═══ DATA PROVIDED ═══
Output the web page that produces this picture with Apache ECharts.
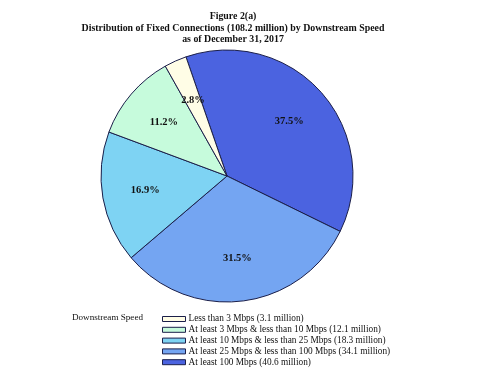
<!DOCTYPE html>
<html><head><meta charset="utf-8">
<script src="https://cdn.jsdelivr.net/npm/echarts@6/dist/echarts.min.js"></script>
<style>html,body{margin:0;padding:0;background:#fff}#c{width:500px;height:381px}</style>
</head><body><div id="c"></div>
<script>
const categories = [
  'At least 100 Mbps (40.6 million)',
  'At least 25 Mbps & less than 100 Mbps (34.1 million)',
  'At least 10 Mbps & less than 25 Mbps (18.3 million)',
  'At least 3 Mbps & less than 10 Mbps (12.1 million)',
  'Less than 3 Mbps (3.1 million)'
];
const valuesMillion = [40.6, 34.1, 18.3, 12.1, 3.1];
const percentLabels = ['37.5%', '31.5%', '16.9%', '11.2%', '2.8%'];
const colors = ['#4B63E0', '#74A5F2', '#7ED3F3', '#C6FBDC', '#FFFDE6'];
const legendOrder = [categories[4], categories[3], categories[2], categories[1], categories[0]];

const font = '"Liberation Serif", "Times New Roman", serif';
const chart = echarts.init(document.getElementById('c'), null, {renderer: 'canvas'});
const pieData = categories.map((n, i) => ({name: n, value: valuesMillion[i], itemStyle: {color: colors[i]}}));
const labelData = categories.map((n, i) => ({name: n + ' ', value: valuesMillion[i], label: {formatter: percentLabels[i]}}));

chart.setOption({
  backgroundColor: '#fff',
  animation: false,
  title: {
    text: 'Figure 2(a)\nDistribution of Fixed Connections (108.2 million) by Downstream Speed\nas of December 31, 2017',
    left: 228, top: 6, textAlign: 'center',
    textStyle: {fontFamily: font, fontSize: 9.9, fontWeight: 'bold', color: '#111', lineHeight: 11.3}
  },
  graphic: [{
    type: 'text', left: 72, top: 313,
    style: {text: 'Downstream Speed', font: '9.1px ' + font, fill: '#111'}
  }],
  legend: {
    orient: 'vertical', left: 157, top: 309,
    data: legendOrder,
    icon: 'rect', itemWidth: 23, itemHeight: 5, itemGap: 0.8,
    selectedMode: false,
    itemStyle: {borderColor: '#1b1f4a', borderWidth: 1},
    textStyle: {fontFamily: font, fontSize: 9.3, color: '#111', lineHeight: 10, padding: [0, 0, 0, -2]}
  },
  series: [{
    type: 'pie', center: [227, 176], radius: [0, 126], startAngle: 109, clockwise: true,
    silent: true, label: {show: false}, labelLine: {show: false},
    itemStyle: {borderColor: '#1b1f4a', borderWidth: 1},
    data: pieData
  }, {
    type: 'pie', center: [227, 176], radius: [34, 126], startAngle: 109, clockwise: true,
    silent: true, labelLine: {show: false},
    itemStyle: {color: 'rgba(0,0,0,0)', borderWidth: 0},
    label: {show: true, position: 'inside', fontFamily: font, fontSize: 10.5, fontWeight: 'bold', color: '#111'},
    data: labelData
  }]
});
</script></body></html>
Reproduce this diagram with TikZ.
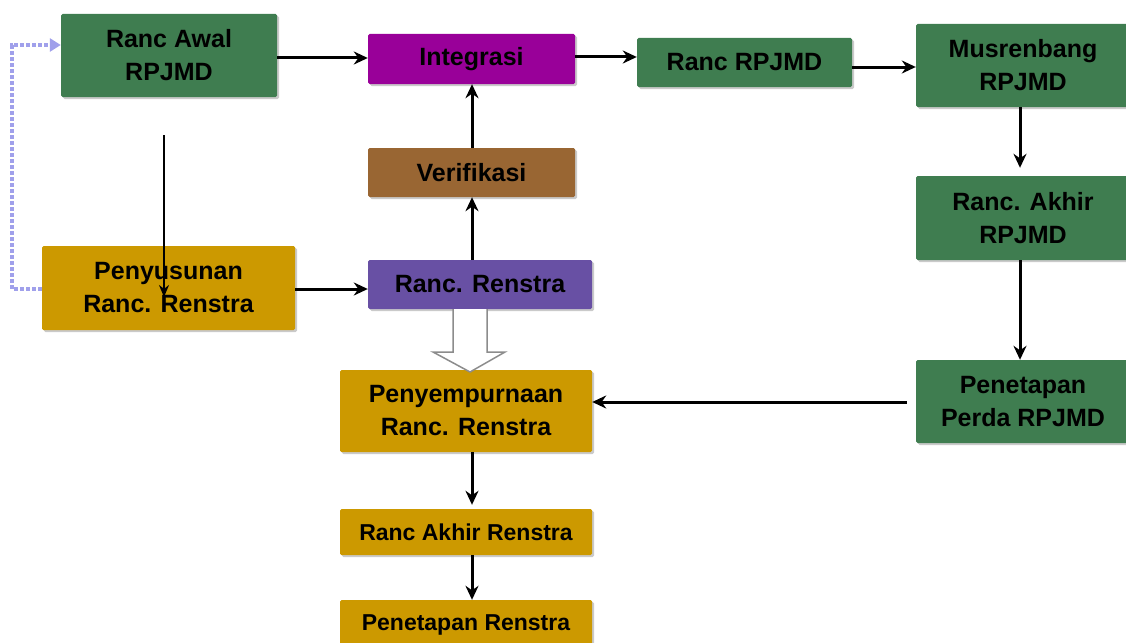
\documentclass[tikz,border=0pt]{standalone}
\usepackage{fontspec}
\setmainfont{Liberation Sans}
\usetikzlibrary{arrows.meta,shadows}

\definecolor{boxgreen}{RGB}{63,125,80}
\definecolor{boxmagenta}{RGB}{153,0,153}
\definecolor{boxbrown}{RGB}{153,102,51}
\definecolor{boxgold}{RGB}{204,153,0}
\definecolor{boxpurple}{RGB}{104,80,164}
\definecolor{lavender}{RGB}{160,160,235}

\tikzset{
  flowbox/.style={draw=none, rounded corners=1.5pt, align=center, inner sep=0pt,
    font=\fontsize{25}{33}\selectfont\bfseries,
    drop shadow={shadow xshift=2pt, shadow yshift=-2pt, opacity=.35, fill=black!60}},
  arr/.style={line width=3pt, -{Stealth[length=14pt,width=13pt]}},
  thinarr/.style={line width=2pt, -{Stealth[length=12pt,width=10pt]}}
}

\begin{document}
\begin{tikzpicture}[x=1pt,y=-1pt]
	\useasboundingbox (0,0) rectangle (1126,642);
	
	% Boxes
	\node[flowbox, fill=boxgreen, minimum width=216pt, minimum height=83pt] (awal) at (169,55.5) {Ranc Awal\\RPJMD};
	\node[flowbox, fill=boxmagenta, minimum width=207pt, minimum height=50pt] (integ) at (471.5,59) {Integrasi};
	\node[flowbox, fill=boxgreen, minimum width=215pt, minimum height=49pt] (rrpjmd) at (744.5,62.5) {Ranc RPJMD};
	\node[flowbox, fill=boxgreen, minimum width=214pt, minimum height=83pt] (musren) at (1023,65.5) {Musrenbang\\RPJMD};
	\node[flowbox, fill=boxbrown, minimum width=207pt, minimum height=49pt] (verif) at (471.5,172.5) {Verifikasi};
	\node[flowbox, fill=boxgreen, minimum width=214pt, minimum height=84pt] (rakhir) at (1023,218) {Ranc. Akhir\\RPJMD};
	\node[flowbox, fill=boxgold, minimum width=253pt, minimum height=84pt] (penyus) at (168.5,288) {Penyusunan\\Ranc. Renstra};
	\node[flowbox, fill=boxpurple, minimum width=224pt, minimum height=49pt] (rrenstra) at (480,284.5) {Ranc. Renstra};
	\node[flowbox, fill=boxgold, minimum width=252pt, minimum height=82pt] (penyemp) at (466,411) {Penyempurnaan\\Ranc. Renstra};
	\node[flowbox, fill=boxgreen, minimum width=214pt, minimum height=83pt] (perda) at (1023,401.5) {Penetapan\\Perda RPJMD};
	\node[flowbox, fill=boxgold, minimum width=252pt, minimum height=46pt, font=\fontsize{23}{30}\selectfont\bfseries] (rarenstra) at (466,532) {Ranc Akhir Renstra};
	\node[flowbox, fill=boxgold, minimum width=252pt, minimum height=50pt, font=\fontsize{23}{30}\selectfont\bfseries] (petrenstra) at (466,625) {Penetapan Renstra};
	
	% Connectors
	\draw[arr] (awal.east |- 0,58) -- (integ.west |- 0,58);
	\draw[arr] (integ.east |- 0,57) -- (rrpjmd.west |- 0,57);
	\draw[arr] (rrpjmd.east |- 0,67) -- (musren.west |- 0,67);
	\draw[arr] (musren.south -| 1020,0) -- ([yshift=8pt]rakhir.north -| 1020,0);
	\draw[arr] (rakhir.south -| 1020,0) -- (perda.north -| 1020,0);
	\draw[arr] ([xshift=-9pt]perda.west |- 0,402) -- (penyemp.east |- 0,402);
	\draw[arr] (penyemp.south -| 472,0) -- ([yshift=4pt]rarenstra.north -| 472,0);
	\draw[arr] (rarenstra.south -| 472,0) -- (petrenstra.north -| 472,0);
	\draw[arr] (rrenstra.north -| 472,0) -- (verif.south -| 472,0);
	\draw[arr] (verif.north -| 472,0) -- (integ.south -| 472,0);
	\draw[arr] (penyus.east |- 0,289) -- (rrenstra.west |- 0,289);
	
	% thin line from Ranc Awal into Penyusunan
	\coordinate (awalfoot) at (164,135);
	\coordinate (penyustip) at (164,297);
	\draw[thinarr] (awalfoot) -- (penyustip);
	
	% dashed return line
	\draw[lavender, line width=4pt, dash pattern=on 4pt off 2pt, -{Triangle[length=11pt,width=13pt]}]
	  (penyus.west |- 0,289) -- (12,289) -- (12,45) -- (awal.west |- 0,45);
	
	% hollow arrow
	\coordinate (hollowtop) at (470,309);
	\draw[black!45, line width=1.5pt, fill=white, line join=miter]
	  (hollowtop) ++(-17,0) -- ++(0,43) -- ++(-20,0) -- ++(37,20)
	  -- ++(35,-20) -- ++(-18,0) -- ++(0,-43);
	
\end{tikzpicture}
\end{document}
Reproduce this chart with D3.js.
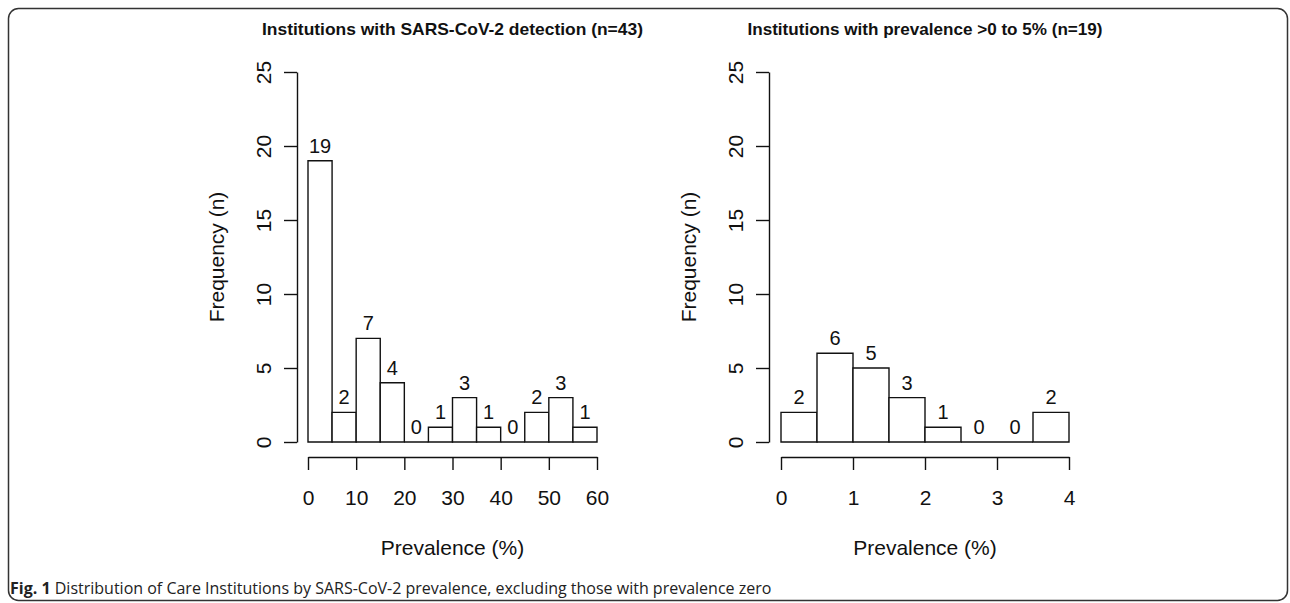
═══
> [WHAT TO WORK ON]: Omit the images and transcribe all of the records above word for word.

> [EXERCISE RESULT]:
Output the web page that produces this picture with Apache ECharts.
<!DOCTYPE html>
<html><head><meta charset="utf-8">
<script src="https://cdn.jsdelivr.net/npm/echarts@6/dist/echarts.min.js"></script>
<style>html,body{margin:0;padding:0;background:#fff}#c{width:500px;height:381px}</style>
</head><body><div id="c"></div>
<script>
const categories = [
  'At least 100 Mbps (40.6 million)',
  'At least 25 Mbps & less than 100 Mbps (34.1 million)',
  'At least 10 Mbps & less than 25 Mbps (18.3 million)',
  'At least 3 Mbps & less than 10 Mbps (12.1 million)',
  'Less than 3 Mbps (3.1 million)'
];
const valuesMillion = [40.6, 34.1, 18.3, 12.1, 3.1];
const percentLabels = ['37.5%', '31.5%', '16.9%', '11.2%', '2.8%'];
const colors = ['#4B63E0', '#74A5F2', '#7ED3F3', '#C6FBDC', '#FFFDE6'];
const legendOrder = [categories[4], categories[3], categories[2], categories[1], categories[0]];

const font = '"Liberation Serif", "Times New Roman", serif';
const chart = echarts.init(document.getElementById('c'), null, {renderer: 'canvas'});
const pieData = categories.map((n, i) => ({name: n, value: valuesMillion[i], itemStyle: {color: colors[i]}}));
const labelData = categories.map((n, i) => ({name: n + ' ', value: valuesMillion[i], label: {formatter: percentLabels[i]}}));

chart.setOption({
  backgroundColor: '#fff',
  animation: false,
  title: {
    text: 'Figure 2(a)\nDistribution of Fixed Connections (108.2 million) by Downstream Speed\nas of December 31, 2017',
    left: 228, top: 6, textAlign: 'center',
    textStyle: {fontFamily: font, fontSize: 9.9, fontWeight: 'bold', color: '#111', lineHeight: 11.3}
  },
  graphic: [{
    type: 'text', left: 72, top: 313,
    style: {text: 'Downstream Speed', font: '9.1px ' + font, fill: '#111'}
  }],
  legend: {
    orient: 'vertical', left: 157, top: 309,
    data: legendOrder,
    icon: 'rect', itemWidth: 23, itemHeight: 5, itemGap: 0.8,
    selectedMode: false,
    itemStyle: {borderColor: '#1b1f4a', borderWidth: 1},
    textStyle: {fontFamily: font, fontSize: 9.3, color: '#111', lineHeight: 10, padding: [0, 0, 0, -2]}
  },
  series: [{
    type: 'pie', center: [227, 176], radius: [0, 126], startAngle: 109, clockwise: true,
    silent: true, label: {show: false}, labelLine: {show: false},
    itemStyle: {borderColor: '#1b1f4a', borderWidth: 1},
    data: pieData
  }, {
    type: 'pie', center: [227, 176], radius: [34, 126], startAngle: 109, clockwise: true,
    silent: true, labelLine: {show: false},
    itemStyle: {color: 'rgba(0,0,0,0)', borderWidth: 0},
    label: {show: true, position: 'inside', fontFamily: font, fontSize: 10.5, fontWeight: 'bold', color: '#111'},
    data: labelData
  }]
});
</script></body></html>
Reproduce this diagram with TikZ.
\documentclass[tikz,border=0pt]{standalone}
\usepackage{fontspec}
\setmainfont{Liberation Sans}
\usetikzlibrary{arrows.meta,shadows}

\definecolor{boxgreen}{RGB}{63,125,80}
\definecolor{boxmagenta}{RGB}{153,0,153}
\definecolor{boxbrown}{RGB}{153,102,51}
\definecolor{boxgold}{RGB}{204,153,0}
\definecolor{boxpurple}{RGB}{104,80,164}
\definecolor{lavender}{RGB}{160,160,235}

\tikzset{
  flowbox/.style={draw=none, rounded corners=1.5pt, align=center, inner sep=0pt,
    font=\fontsize{25}{33}\selectfont\bfseries,
    drop shadow={shadow xshift=2pt, shadow yshift=-2pt, opacity=.35, fill=black!60}},
  arr/.style={line width=3pt, -{Stealth[length=14pt,width=13pt]}},
  thinarr/.style={line width=2pt, -{Stealth[length=12pt,width=10pt]}}
}

\begin{document}
\begin{tikzpicture}[x=1pt,y=-1pt]
	\useasboundingbox (0,0) rectangle (1126,642);
	
	% Boxes
	\node[flowbox, fill=boxgreen, minimum width=216pt, minimum height=83pt] (awal) at (169,55.5) {Ranc Awal\\RPJMD};
	\node[flowbox, fill=boxmagenta, minimum width=207pt, minimum height=50pt] (integ) at (471.5,59) {Integrasi};
	\node[flowbox, fill=boxgreen, minimum width=215pt, minimum height=49pt] (rrpjmd) at (744.5,62.5) {Ranc RPJMD};
	\node[flowbox, fill=boxgreen, minimum width=214pt, minimum height=83pt] (musren) at (1023,65.5) {Musrenbang\\RPJMD};
	\node[flowbox, fill=boxbrown, minimum width=207pt, minimum height=49pt] (verif) at (471.5,172.5) {Verifikasi};
	\node[flowbox, fill=boxgreen, minimum width=214pt, minimum height=84pt] (rakhir) at (1023,218) {Ranc. Akhir\\RPJMD};
	\node[flowbox, fill=boxgold, minimum width=253pt, minimum height=84pt] (penyus) at (168.5,288) {Penyusunan\\Ranc. Renstra};
	\node[flowbox, fill=boxpurple, minimum width=224pt, minimum height=49pt] (rrenstra) at (480,284.5) {Ranc. Renstra};
	\node[flowbox, fill=boxgold, minimum width=252pt, minimum height=82pt] (penyemp) at (466,411) {Penyempurnaan\\Ranc. Renstra};
	\node[flowbox, fill=boxgreen, minimum width=214pt, minimum height=83pt] (perda) at (1023,401.5) {Penetapan\\Perda RPJMD};
	\node[flowbox, fill=boxgold, minimum width=252pt, minimum height=46pt, font=\fontsize{23}{30}\selectfont\bfseries] (rarenstra) at (466,532) {Ranc Akhir Renstra};
	\node[flowbox, fill=boxgold, minimum width=252pt, minimum height=50pt, font=\fontsize{23}{30}\selectfont\bfseries] (petrenstra) at (466,625) {Penetapan Renstra};
	
	% Connectors
	\draw[arr] (awal.east |- 0,58) -- (integ.west |- 0,58);
	\draw[arr] (integ.east |- 0,57) -- (rrpjmd.west |- 0,57);
	\draw[arr] (rrpjmd.east |- 0,67) -- (musren.west |- 0,67);
	\draw[arr] (musren.south -| 1020,0) -- ([yshift=8pt]rakhir.north -| 1020,0);
	\draw[arr] (rakhir.south -| 1020,0) -- (perda.north -| 1020,0);
	\draw[arr] ([xshift=-9pt]perda.west |- 0,402) -- (penyemp.east |- 0,402);
	\draw[arr] (penyemp.south -| 472,0) -- ([yshift=4pt]rarenstra.north -| 472,0);
	\draw[arr] (rarenstra.south -| 472,0) -- (petrenstra.north -| 472,0);
	\draw[arr] (rrenstra.north -| 472,0) -- (verif.south -| 472,0);
	\draw[arr] (verif.north -| 472,0) -- (integ.south -| 472,0);
	\draw[arr] (penyus.east |- 0,289) -- (rrenstra.west |- 0,289);
	
	% thin line from Ranc Awal into Penyusunan
	\coordinate (awalfoot) at (164,135);
	\coordinate (penyustip) at (164,297);
	\draw[thinarr] (awalfoot) -- (penyustip);
	
	% dashed return line
	\draw[lavender, line width=4pt, dash pattern=on 4pt off 2pt, -{Triangle[length=11pt,width=13pt]}]
	  (penyus.west |- 0,289) -- (12,289) -- (12,45) -- (awal.west |- 0,45);
	
	% hollow arrow
	\coordinate (hollowtop) at (470,309);
	\draw[black!45, line width=1.5pt, fill=white, line join=miter]
	  (hollowtop) ++(-17,0) -- ++(0,43) -- ++(-20,0) -- ++(37,20)
	  -- ++(35,-20) -- ++(-18,0) -- ++(0,-43);
	
\end{tikzpicture}
\end{document}
Reproduce this chart with D3.js.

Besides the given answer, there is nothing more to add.